About blog.jimgogek.com

Do politics leave you feeling tired, bloated and vaguely empty, even though you still can’t get enough? Do you feel hung-over after another one of those furious, power-driven political arguments that you’re sure you didn’t lose? Do you feel cheated when you explain your political opinion  to people and all they do is murmur and shuffle their feet? Maybe the problem isn’t all those knuckleheads out there who just can’t follow your compelling discourse.

Maybe the problem is politics.

Maybe the problem is that we mistake politics for something that really does matter — policy. Yammering about politics solves nothing. But creating effective policy change can change the world. This blog is dedicated to intelligent policy change.

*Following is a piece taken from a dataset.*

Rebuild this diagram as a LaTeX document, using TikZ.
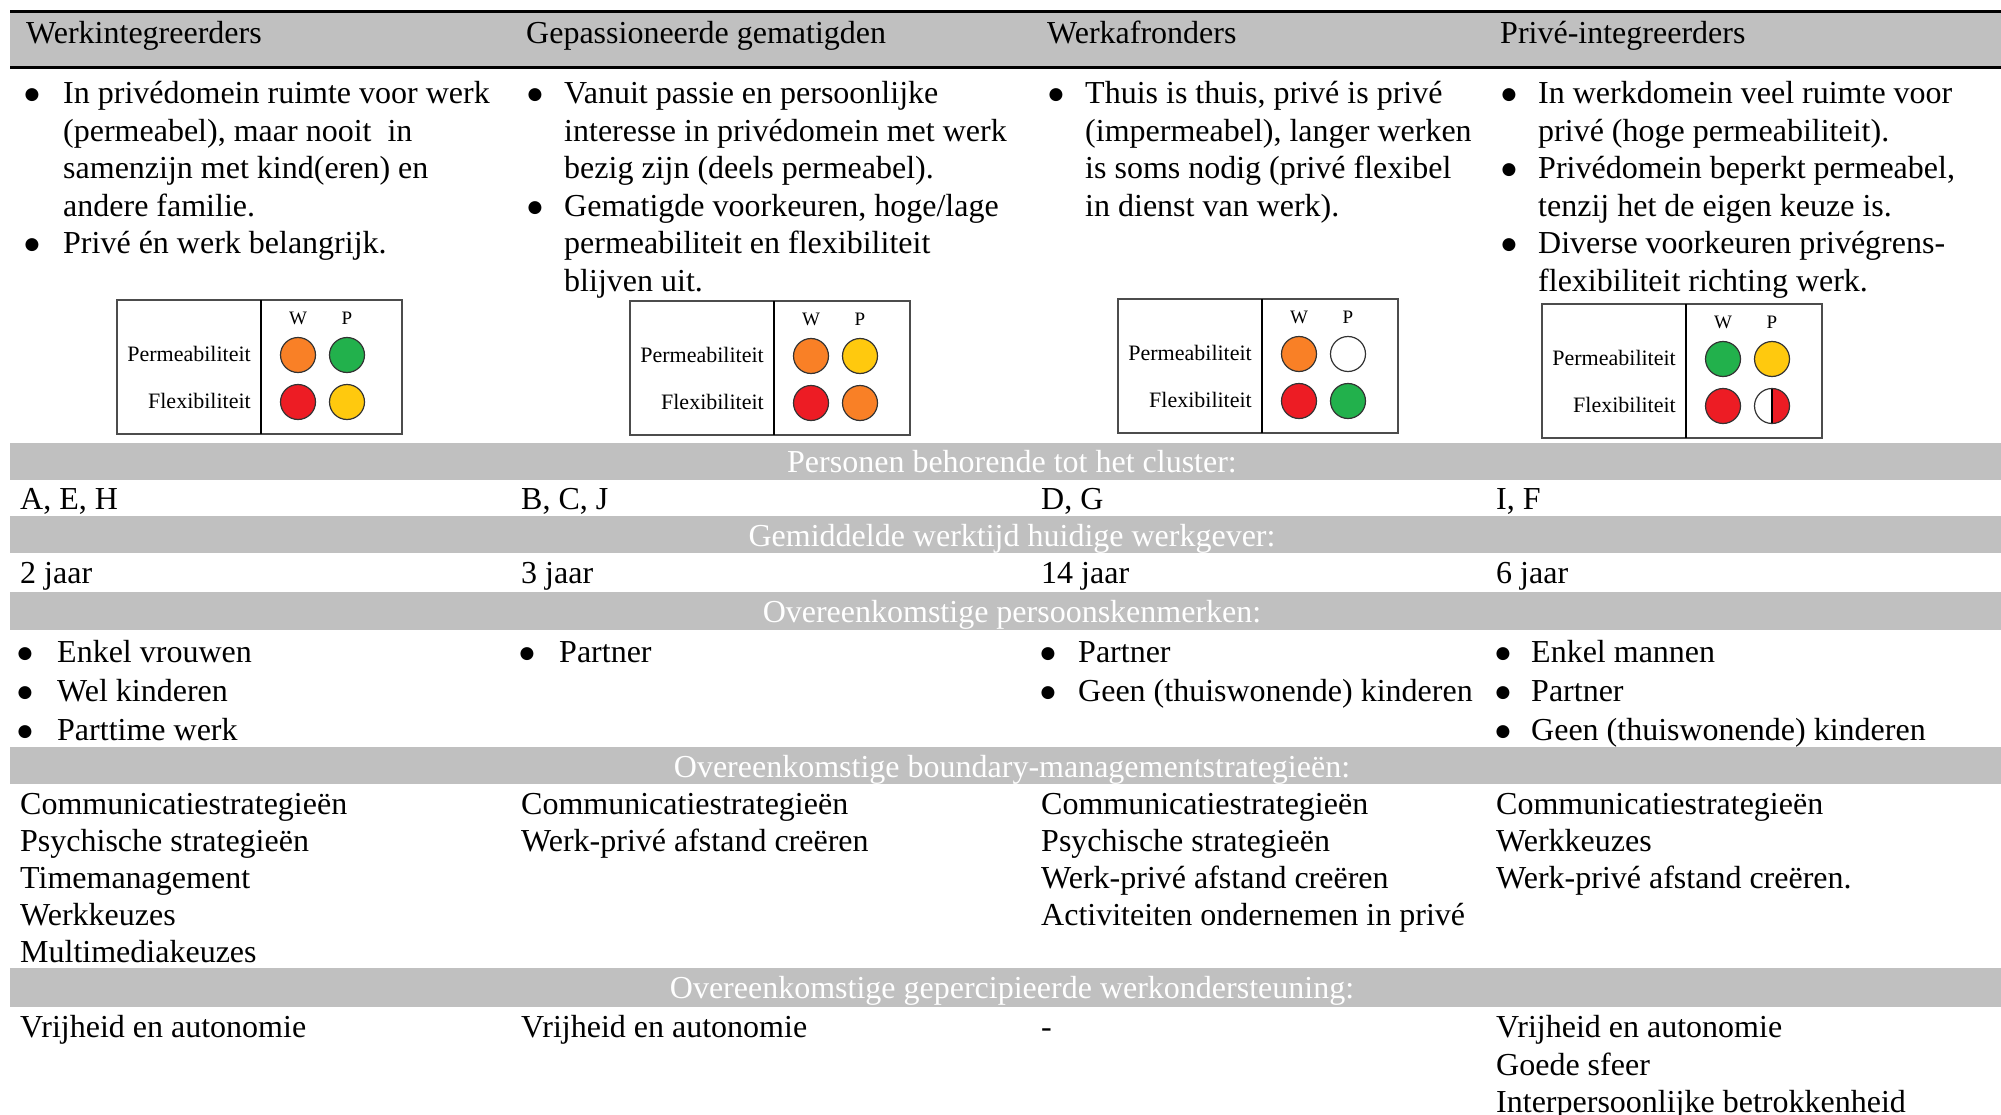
\documentclass[tikz,border=0pt]{standalone}
\usepackage{fontspec}
\setmainfont{Liberation Serif}
\newfontfamily\bulfont{DejaVu Sans}
\definecolor{bandgray}{RGB}{192,192,192}
\definecolor{corange}{RGB}{249,128,38}
\definecolor{cgreen}{RGB}{34,177,76}
\definecolor{cred}{RGB}{237,28,36}
\definecolor{cyellow}{RGB}{255,201,14}
\tikzset{
 body/.style={anchor=base west, inner sep=0pt, font=\fontsize{32}{38}\selectfont},
 bul/.style={anchor=base, inner sep=0pt, yshift=4pt, font=\bulfont\fontsize{17}{20}\selectfont},
 bandtext/.style={anchor=base, inner sep=0pt, text=white, font=\fontsize{32}{38}\selectfont},
 band/.style={fill=bandgray},
 rowlbl/.style={anchor=base east, inner sep=0pt, font=\fontsize{22}{26}\selectfont},
 wplbl/.style={anchor=base, inner sep=0pt, font=\fontsize{19}{22}\selectfont},
 dot/.style={circle, draw=black!80, line width=1.2pt, minimum size=35pt, inner sep=0pt},
 halfdot/.style={dot, fill=white, path picture={
   \fill[cred] (path picture bounding box.north) rectangle (path picture bounding box.south east);
   \draw[black, line width=1.6pt] (path picture bounding box.north) -- (path picture bounding box.south);}},
 tabframe/.style={draw=black!70, line width=2pt},
 tabdiv/.style={draw=black, line width=1.5pt},
 headrule/.style={line width=3pt}
}
% #1 prefix, #2 x, #3 y, #4 width, #5 perm W, #6 perm P, #7 flex W, #8 flex P style
\newcommand{\wptab}[8]{%
 \begin{scope}[shift={(#2,#3)}]
  \draw[tabframe] (0,0) rectangle (#4,134);
  \draw[tabdiv] (144,0) -- (144,134);
  \node[wplbl] (#1W) at (181,24) {W};
  \node[wplbl] (#1P) at (230,24) {P};
  \node[rowlbl] (#1perm) at (134,61) {Permeabiliteit};
  \node[rowlbl] (#1flex) at (134,108) {Flexibiliteit};
  \node[dot, fill=#5] (#1pw) at (181,55) {};
  \node[dot, fill=#6] (#1pp) at (230,55) {};
  \node[dot, fill=#7] (#1fw) at (181,102) {};
  \node[#8] (#1fp) at (230,102) {};
 \end{scope}}
\begin{document}
\begin{tikzpicture}[x=1pt,y=-1pt]
\useasboundingbox[fill=white] (0,0) rectangle (2001,1115);
% header
\fill[band] (10,12) rectangle (2001,68);
\draw[headrule] (10,12) -- (2001,12);
\draw[headrule] (10,68) -- (2001,68);
\node[body] (h1) at (26,44) {Werkintegreerders};
\node[body] (h2) at (526,44) {Gepassioneerde gematigden};
\node[body] (h3) at (1047,44) {Werkafronders};
\node[body] (h4) at (1500,44) {Privé-integreerders};
% column 1 description
\node[bul] (a1b1) at (32,104) {●};
\node[body] (a1t1) at (63,104) {In privédomein ruimte voor werk};
\node[body] (a1t2) at (63,141.5) {(permeabel), maar nooit\ \ in};
\node[body] (a1t3) at (63,179) {samenzijn met kind(eren) en};
\node[body] (a1t4) at (63,216.5) {andere familie.};
\node[bul] (a1b2) at (32,254) {●};
\node[body] (a1t5) at (63,254) {Privé én werk belangrijk.};
% column 2 description
\node[bul] (a2b1) at (535,104) {●};
\node[body] (a2t1) at (564,104) {Vanuit passie en persoonlijke};
\node[body] (a2t2) at (564,141.5) {interesse in privédomein met werk};
\node[body] (a2t3) at (564,179) {bezig zijn (deels permeabel).};
\node[bul] (a2b2) at (535,216.5) {●};
\node[body] (a2t4) at (564,216.5) {Gematigde voorkeuren, hoge/lage};
\node[body] (a2t5) at (564,254) {permeabiliteit en flexibiliteit};
\node[body] (a2t6) at (564,291.5) {blijven uit.};
% column 3 description
\node[bul] (a3b1) at (1056,104) {●};
\node[body] (a3t1) at (1085,104) {Thuis is thuis, privé is privé};
\node[body] (a3t2) at (1085,141.5) {(impermeabel), langer werken};
\node[body] (a3t3) at (1085,179) {is soms nodig (privé flexibel};
\node[body] (a3t4) at (1085,216.5) {in dienst van werk).};
% column 4 description
\node[bul] (a4b1) at (1509,104) {●};
\node[body] (a4t1) at (1538,104) {In werkdomein veel ruimte voor};
\node[body] (a4t2) at (1538,141.5) {privé (hoge permeabiliteit).};
\node[bul] (a4b2) at (1509,179) {●};
\node[body] (a4t3) at (1538,179) {Privédomein beperkt permeabel,};
\node[body] (a4t4) at (1538,216.5) {tenzij het de eigen keuze is.};
\node[bul] (a4b3) at (1509,254) {●};
\node[body] (a4t5) at (1538,254) {Diverse voorkeuren privégrens-};
\node[body] (a4t6) at (1538,291.5) {flexibiliteit richting werk.};
% small tables
\wptab{ta}{117}{300}{285}{corange}{cgreen}{cred}{dot, fill=cyellow}
\wptab{tb}{630}{301}{280}{corange}{cyellow}{cred}{dot, fill=corange}
\wptab{tc}{1118}{299}{280}{corange}{white}{cred}{dot, fill=cgreen}
\wptab{td}{1542}{304}{280}{cgreen}{cyellow}{cred}{halfdot}
% band 1
\fill[band] (10,443) rectangle (2001,480);
\node[bandtext] (s1) at (1012,472) {Personen behorende tot het cluster:};
\node[body] (p1) at (20,509) {A, E, H};
\node[body] (p2) at (521,509) {B, C, J};
\node[body] (p3) at (1041,509) {D, G};
\node[body] (p4) at (1496,509) {I, F};
% band 2
\fill[band] (10,516) rectangle (2001,553);
\node[bandtext] (s2) at (1012,546) {Gemiddelde werktijd huidige werkgever:};
\node[body] (j1) at (20,583) {2 jaar};
\node[body] (j2) at (521,583) {3 jaar};
\node[body] (j3) at (1041,583) {14 jaar};
\node[body] (j4) at (1496,583) {6 jaar};
% band 3
\fill[band] (10,592) rectangle (2001,630);
\node[bandtext] (s3) at (1012,622) {Overeenkomstige persoonskenmerken:};
\node[bul] (k1b1) at (25,662) {●};
\node[body] (k1t1) at (57,662) {Enkel vrouwen};
\node[bul] (k1b2) at (25,701) {●};
\node[body] (k1t2) at (57,701) {Wel kinderen};
\node[bul] (k1b3) at (25,740) {●};
\node[body] (k1t3) at (57,740) {Parttime werk};
\node[bul] (k2b1) at (527,662) {●};
\node[body] (k2t1) at (559,662) {Partner};
\node[bul] (k3b1) at (1048,662) {●};
\node[body] (k3t1) at (1078,662) {Partner};
\node[bul] (k3b2) at (1048,701) {●};
\node[body] (k3t2) at (1078,701) {Geen (thuiswonende) kinderen};
\node[bul] (k4b1) at (1503,662) {●};
\node[body] (k4t1) at (1531,662) {Enkel mannen};
\node[bul] (k4b2) at (1503,701) {●};
\node[body] (k4t2) at (1531,701) {Partner};
\node[bul] (k4b3) at (1503,740) {●};
\node[body] (k4t3) at (1531,740) {Geen (thuiswonende) kinderen};
% band 4
\fill[band] (10,747) rectangle (2001,784);
\node[bandtext] (s4) at (1012,777) {Overeenkomstige boundary-managementstrategieën:};
\node[body] (m1a) at (20,814) {Communicatiestrategieën};
\node[body] (m1b) at (20,851) {Psychische strategieën};
\node[body] (m1c) at (20,888) {Timemanagement};
\node[body] (m1d) at (20,925) {Werkkeuzes};
\node[body] (m1e) at (20,962) {Multimediakeuzes};
\node[body] (m2a) at (521,814) {Communicatiestrategieën};
\node[body] (m2b) at (521,851) {Werk-privé afstand creëren};
\node[body] (m3a) at (1041,814) {Communicatiestrategieën};
\node[body] (m3b) at (1041,851) {Psychische strategieën};
\node[body] (m3c) at (1041,888) {Werk-privé afstand creëren};
\node[body] (m3d) at (1041,925) {Activiteiten ondernemen in privé};
\node[body] (m4a) at (1496,814) {Communicatiestrategieën};
\node[body] (m4b) at (1496,851) {Werkkeuzes};
\node[body] (m4c) at (1496,888) {Werk-privé afstand creëren.};
% band 5
\fill[band] (10,968) rectangle (2001,1007);
\node[bandtext] (s5) at (1012,998) {Overeenkomstige gepercipieerde werkondersteuning:};
\node[body] (o1) at (20,1037) {Vrijheid en autonomie};
\node[body] (o2) at (521,1037) {Vrijheid en autonomie};
\node[body] (o3) at (1041,1037) {-};
\node[body] (o4a) at (1496,1037) {Vrijheid en autonomie};
\node[body] (o4b) at (1496,1075) {Goede sfeer};
\node[body] (o4c) at (1496,1112) {Interpersoonlijke betrokkenheid};
\end{tikzpicture}
\end{document}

I was a print journalist for nearly 25 years, including 14 years as an editorial writer. Many major American newspapers, including the New York Times and Washington Post, have published my opinion articles. I was a fellow at the Robert Wood Johnson Foundation and the Society of Professional Journalists in writing about public health. But I have always essentially been a generalist.

There’s only one subject I find tiresome: politics. For many years, I was the token liberal in a nest of conservatives on the San Diego Union-Tribune editorial board. But, as it turned out, I wrote more editorials than my colleagues because I didn’t write about politics (since my politics didn’t agree with the publisher’s). I wrote about policies — health, environment, natural resources, transportation, energy, infrastructure, foreign, etc. My opinions were always my own. I found that if I got out in front of a subject, and took a knowledge-based stand, it would be a while before the ideologues could figure out whether my position was right or left.

And that’s the way with most good policy discussions. The policy comes first; let others figure out the politics, if they want to.

So bring your opinions about policy change. But please also try to bring facts. Link to research, or at least to research-based articles. Because as much as we all love to hear ourselves talk, data still has an important place in the world.